Entrevista Nota 10 — Para encerrar, qual você acha que é o principal desafio da docência nesse processo?

Eduardo Giannetti — Eu não acho que há uma possibilidade de generalizar a resposta. Cada instituição e cada ambiente educacional tem suas peculiaridades e seus desafios específicos. Agora, o fato é que hoje no Brasil, lamentavelmente, a profissão docente não tem a valorização social que em sociedades, eu diria, mais educadas essa atividade merece.

Nós ainda não demos ao professor no Brasil o reconhecimento da importância daquilo que ele faz no seu dia a dia. Não há uma valorização social, e eu digo até meio política por parte dos governantes, da atividade docente daqueles que, no dia a dia, estão junto às crianças e aos jovens do país, buscando transformá-los em seres humanos mais capacitados.

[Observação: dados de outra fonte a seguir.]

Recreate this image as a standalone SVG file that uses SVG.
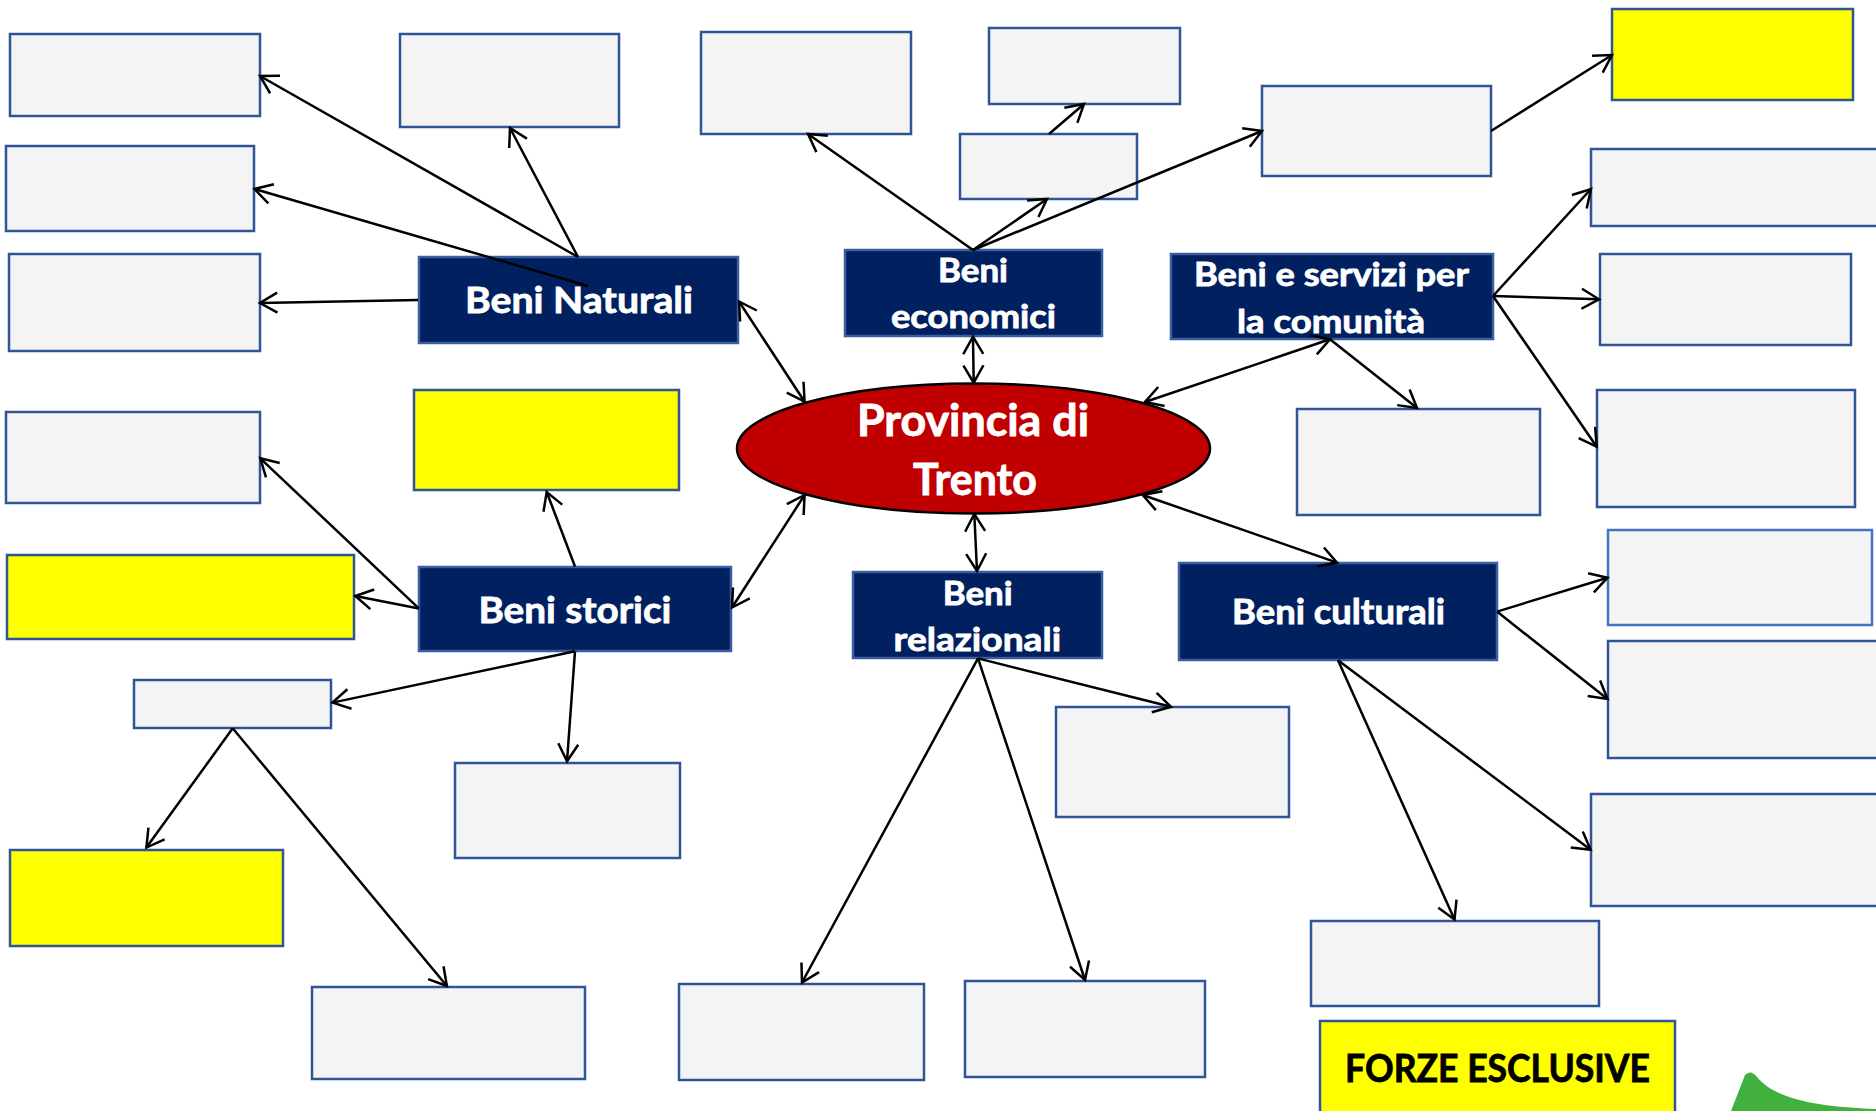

Eu costumo dizer que o futuro do Brasil não vai ser decidido em reuniões do Banco Central, em gabinetes de ministérios, em pregões da Bolsa de Valor ou nas profundezas do pré-sal. O futuro do Brasil vai ser decidido nas milhares de salas de aulas do nosso imenso país. Se nós não enfrentarmos de transformar o aprendizado em alguma coisa real, capaz de mobilizar o potencial de cada brasileiro, nós não vamos construir o país com que sonhamos.